=== Data provided ===

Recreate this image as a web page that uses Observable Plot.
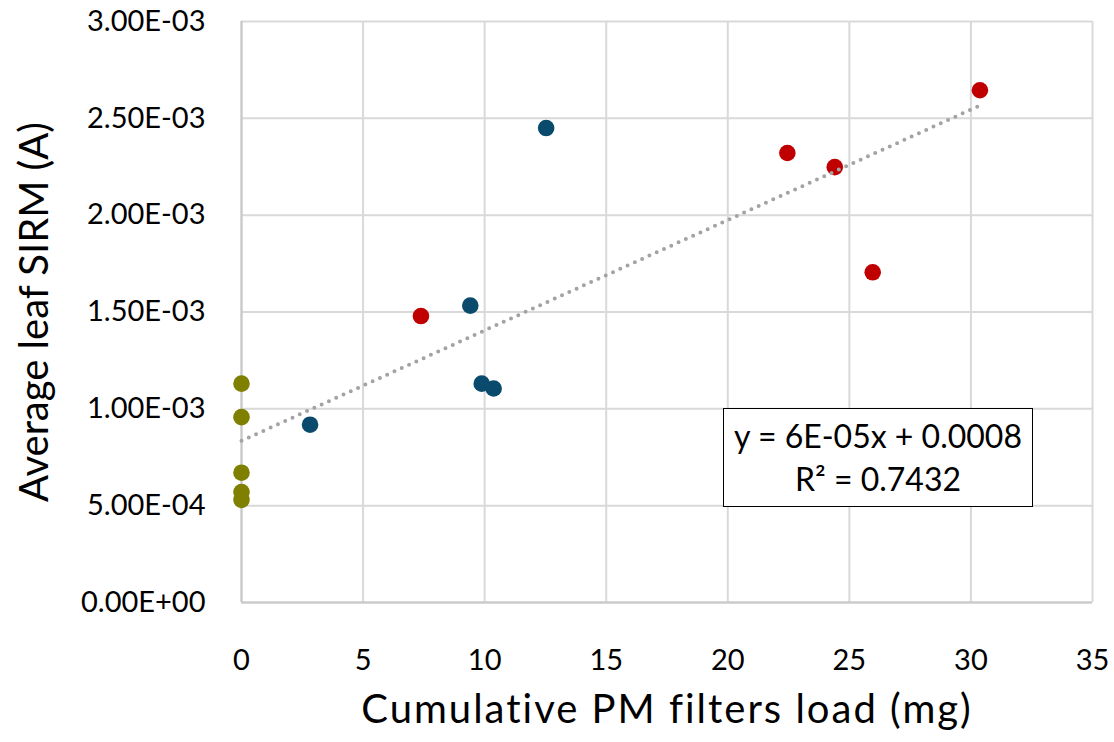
<!DOCTYPE html>
<html>
<head>
<meta charset="utf-8">
<script src="https://cdn.jsdelivr.net/npm/d3@7"></script>
<script src="https://cdn.jsdelivr.net/npm/@observablehq/plot@0.6"></script>
<style>
  html, body { margin: 0; padding: 0; background: #fff; }
  #wrap { position: relative; width: 1114px; height: 742px; font-family: Lato, "Open Sans", sans-serif; }
  #wrap svg { font-family: Lato, "Open Sans", sans-serif; }
  .chart g[aria-label="x-axis tick label"] text,
  .chart g[aria-label="y-axis tick label"] text { font-size: 29px; fill: #000; }
  .chart g[aria-label="x-axis label"] text { font-size: 40px; letter-spacing: 2px; fill: #000; }
  .chart g[aria-label="y-axis label"] text { font-size: 40px; fill: #000; }
  #eq {
    position: absolute; left: 723px; top: 408px; width: 310px; height: 99px;
    border: 1.5px solid #000; box-sizing: border-box; background: #fff;
    text-align: center; font-size: 32px; line-height: 43px; padding-top: 5px; color: #000;
  }
</style>
</head>
<body>
<div id="wrap"></div>
<script>
// Data
const groupNames = ["Group A", "Group B", "Group C"];
const groupAX = [0, 0, 0, 0, 0];
const groupAY = [1.130e-3, 0.957e-3, 0.670e-3, 0.570e-3, 0.530e-3];
const groupBX = [2.82, 9.41, 9.88, 10.37, 12.53];
const groupBY = [0.918e-3, 1.533e-3, 1.130e-3, 1.105e-3, 2.450e-3];
const groupCX = [7.38, 22.45, 24.40, 25.96, 30.37];
const groupCY = [1.479e-3, 2.321e-3, 2.248e-3, 1.705e-3, 2.645e-3];
const groupColors = ["#7f7f00", "#0a4a6c", "#c00000"];
const xTicks = [0, 5, 10, 15, 20, 25, 30, 35];
const yTicks = [0, 0.0005, 0.001, 0.0015, 0.002, 0.0025, 0.003];
const equationLines = ["y = 6E-05x + 0.0008", "R² = 0.7432"];

const points = [
  ...groupAX.map((x, i) => ({ x, y: groupAY[i], g: groupNames[0] })),
  ...groupBX.map((x, i) => ({ x, y: groupBY[i], g: groupNames[1] })),
  ...groupCX.map((x, i) => ({ x, y: groupCY[i], g: groupNames[2] }))
];

function fmtE(d) {
  if (d === 0) return "0.00E+00";
  const [m, e] = d.toExponential(2).split("e");
  const n = Math.abs(+e);
  return m + "E" + (+e < 0 ? "-" : "+") + String(n).padStart(2, "0");
}

const chart = Plot.plot({
  width: 1114,
  height: 742,
  marginLeft: 241,
  marginRight: 22,
  marginTop: 21,
  marginBottom: 140,
  className: "chart",
  x: { domain: [0, 35] },
  y: { domain: [0, 0.003] },
  color: { type: "ordinal", domain: groupNames, range: groupColors },
  marks: [
    Plot.gridX(xTicks, { stroke: "#d9d9d9", strokeOpacity: 1, strokeWidth: 2 }),
    Plot.gridY(yTicks, { stroke: "#d9d9d9", strokeOpacity: 1, strokeWidth: 2 }),
    Plot.ruleX([0], { stroke: "#c8c8c8", strokeWidth: 2 }),
    Plot.ruleY([0], { stroke: "#c8c8c8", strokeWidth: 2 }),
    Plot.axisX(xTicks, {
      tickSize: 0, tickPadding: 47,
      label: "Cumulative PM filters load (mg)", labelAnchor: "center", labelArrow: "none", labelOffset: 120
    }),
    Plot.axisY(yTicks, {
      tickSize: 0, tickPadding: 36, tickFormat: fmtE,
      label: "Average leaf SIRM (A)", labelAnchor: "center", labelArrow: "none", labelOffset: 222
    }),
    Plot.dot(points, { x: "x", y: "y", fill: "g", r: 8.3, stroke: "none" }),
    Plot.linearRegressionY(points, {
      x: "x", y: "y", ci: 0, stroke: "#a3a3a3", strokeWidth: 4,
      strokeDasharray: "0,8", strokeLinecap: "round"
    })
  ]
});

const wrap = document.getElementById("wrap");
wrap.appendChild(chart);
const eq = document.createElement("div");
eq.id = "eq";
eq.innerHTML = equationLines.join("<br>");
wrap.appendChild(eq);
</script>
</body>
</html>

=== To do ===
Take the listing above and restate it word for word, without its pictures.

=== Output for this exercise ===
Recreate this image as a web page that uses Observable Plot.
<!DOCTYPE html>
<html>
<head>
<meta charset="utf-8">
<script src="https://cdn.jsdelivr.net/npm/d3@7"></script>
<script src="https://cdn.jsdelivr.net/npm/@observablehq/plot@0.6"></script>
<style>
  html, body { margin: 0; padding: 0; background: #fff; }
  #wrap { position: relative; width: 1114px; height: 742px; font-family: Lato, "Open Sans", sans-serif; }
  #wrap svg { font-family: Lato, "Open Sans", sans-serif; }
  .chart g[aria-label="x-axis tick label"] text,
  .chart g[aria-label="y-axis tick label"] text { font-size: 29px; fill: #000; }
  .chart g[aria-label="x-axis label"] text { font-size: 40px; letter-spacing: 2px; fill: #000; }
  .chart g[aria-label="y-axis label"] text { font-size: 40px; fill: #000; }
  #eq {
    position: absolute; left: 723px; top: 408px; width: 310px; height: 99px;
    border: 1.5px solid #000; box-sizing: border-box; background: #fff;
    text-align: center; font-size: 32px; line-height: 43px; padding-top: 5px; color: #000;
  }
</style>
</head>
<body>
<div id="wrap"></div>
<script>
// Data
const groupNames = ["Group A", "Group B", "Group C"];
const groupAX = [0, 0, 0, 0, 0];
const groupAY = [1.130e-3, 0.957e-3, 0.670e-3, 0.570e-3, 0.530e-3];
const groupBX = [2.82, 9.41, 9.88, 10.37, 12.53];
const groupBY = [0.918e-3, 1.533e-3, 1.130e-3, 1.105e-3, 2.450e-3];
const groupCX = [7.38, 22.45, 24.40, 25.96, 30.37];
const groupCY = [1.479e-3, 2.321e-3, 2.248e-3, 1.705e-3, 2.645e-3];
const groupColors = ["#7f7f00", "#0a4a6c", "#c00000"];
const xTicks = [0, 5, 10, 15, 20, 25, 30, 35];
const yTicks = [0, 0.0005, 0.001, 0.0015, 0.002, 0.0025, 0.003];
const equationLines = ["y = 6E-05x + 0.0008", "R² = 0.7432"];

const points = [
  ...groupAX.map((x, i) => ({ x, y: groupAY[i], g: groupNames[0] })),
  ...groupBX.map((x, i) => ({ x, y: groupBY[i], g: groupNames[1] })),
  ...groupCX.map((x, i) => ({ x, y: groupCY[i], g: groupNames[2] }))
];

function fmtE(d) {
  if (d === 0) return "0.00E+00";
  const [m, e] = d.toExponential(2).split("e");
  const n = Math.abs(+e);
  return m + "E" + (+e < 0 ? "-" : "+") + String(n).padStart(2, "0");
}

const chart = Plot.plot({
  width: 1114,
  height: 742,
  marginLeft: 241,
  marginRight: 22,
  marginTop: 21,
  marginBottom: 140,
  className: "chart",
  x: { domain: [0, 35] },
  y: { domain: [0, 0.003] },
  color: { type: "ordinal", domain: groupNames, range: groupColors },
  marks: [
    Plot.gridX(xTicks, { stroke: "#d9d9d9", strokeOpacity: 1, strokeWidth: 2 }),
    Plot.gridY(yTicks, { stroke: "#d9d9d9", strokeOpacity: 1, strokeWidth: 2 }),
    Plot.ruleX([0], { stroke: "#c8c8c8", strokeWidth: 2 }),
    Plot.ruleY([0], { stroke: "#c8c8c8", strokeWidth: 2 }),
    Plot.axisX(xTicks, {
      tickSize: 0, tickPadding: 47,
      label: "Cumulative PM filters load (mg)", labelAnchor: "center", labelArrow: "none", labelOffset: 120
    }),
    Plot.axisY(yTicks, {
      tickSize: 0, tickPadding: 36, tickFormat: fmtE,
      label: "Average leaf SIRM (A)", labelAnchor: "center", labelArrow: "none", labelOffset: 222
    }),
    Plot.dot(points, { x: "x", y: "y", fill: "g", r: 8.3, stroke: "none" }),
    Plot.linearRegressionY(points, {
      x: "x", y: "y", ci: 0, stroke: "#a3a3a3", strokeWidth: 4,
      strokeDasharray: "0,8", strokeLinecap: "round"
    })
  ]
});

const wrap = document.getElementById("wrap");
wrap.appendChild(chart);
const eq = document.createElement("div");
eq.id = "eq";
eq.innerHTML = equationLines.join("<br>");
wrap.appendChild(eq);
</script>
</body>
</html>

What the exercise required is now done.